I've tried looking in various log files on my machine and on the router. I couldn't find any clues as to what was going on. although I don't really know what I'm looking for.
So my questions are:
(a) does anybody recognise anything about this scenario?
(b) how do I even begin to debug this problem?
(c) at what point should I decide whether or not to go ahead and buy the printer?
The first suggestion is to make sure your router has the most current firmware. From the manufacturer's web site, the most recent firmware fixes problems like:
1. Fixed reboot when handling malformed DNS/MX packet
3. DMZ host may crash the router under heavy load.
The second suggestion is to update all your Fedora software, as many people seem not to do this:
yum -y update
If a new kernel is available, reboot to select it.
The third suggestion if you can recreate the problem easily, is to use a packet sniffer like ethereal to capture the packets sents as the router fails:
yum -y install ethereal
Documentation for ethereal is here. Capture multiple failures and compare the last few packets exchanged to see if there is any consistency. If there is, then open a problem report with your router vendor, and provide them the packet trace captures.

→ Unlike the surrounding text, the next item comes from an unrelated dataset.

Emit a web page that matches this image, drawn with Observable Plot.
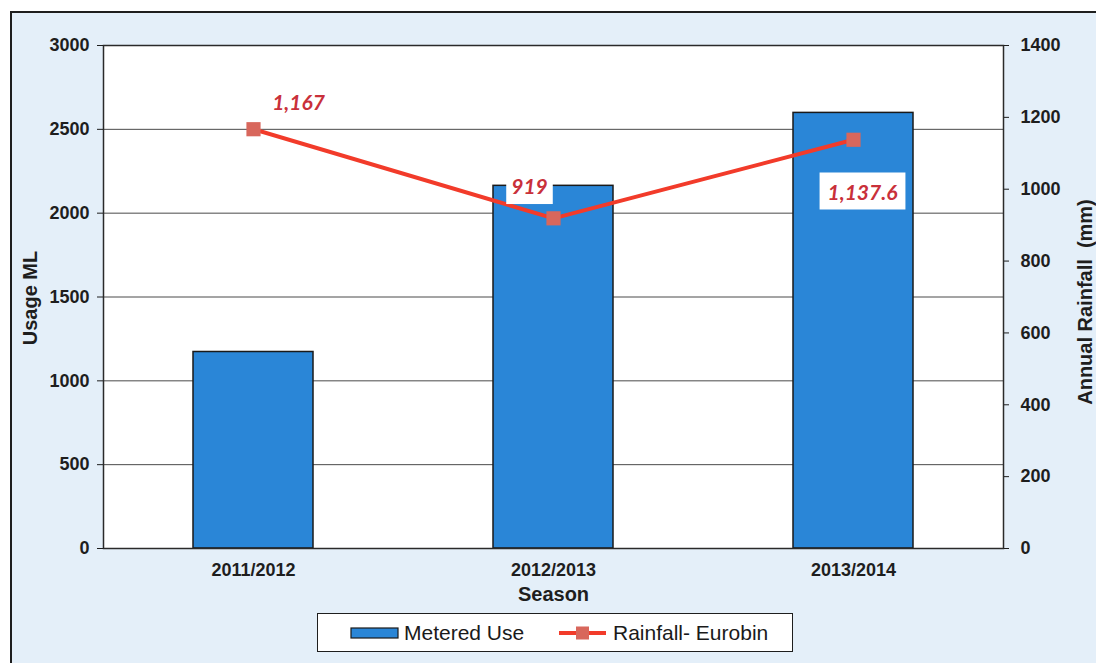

Thanks for your reply. Shortly after my first post I realised that my firmware was not the latest, and then felt suitably silly for posting a question without checking the basics first - sorry!
Because of the printer buying issue, I wanted check exactly want was causing it, rather than just assuming that a firmware upgrade would sort everything. Basically I'm trying to check that I can reproduce the crashes without hplip running before upgrading the firmware. I'll then check that this is fixed by the upgrade
BTW, it would seem that yumex does change what goes down the wire. From what I can see from the etherreal output, comandline yum appears to query each repo one by one - waiting for the response from one before querying the next. yumex however queries all the repos in one go - resulting in a large number of DNS queries at the begining of any refresh. According to the router's logs, it incorrectly sees the large number of replies from my ISP's DNS server, as a DoS attack. This is what normally precedes a crash.
Anyway, I'm making good progress solving this. I'll post my results latter in the week.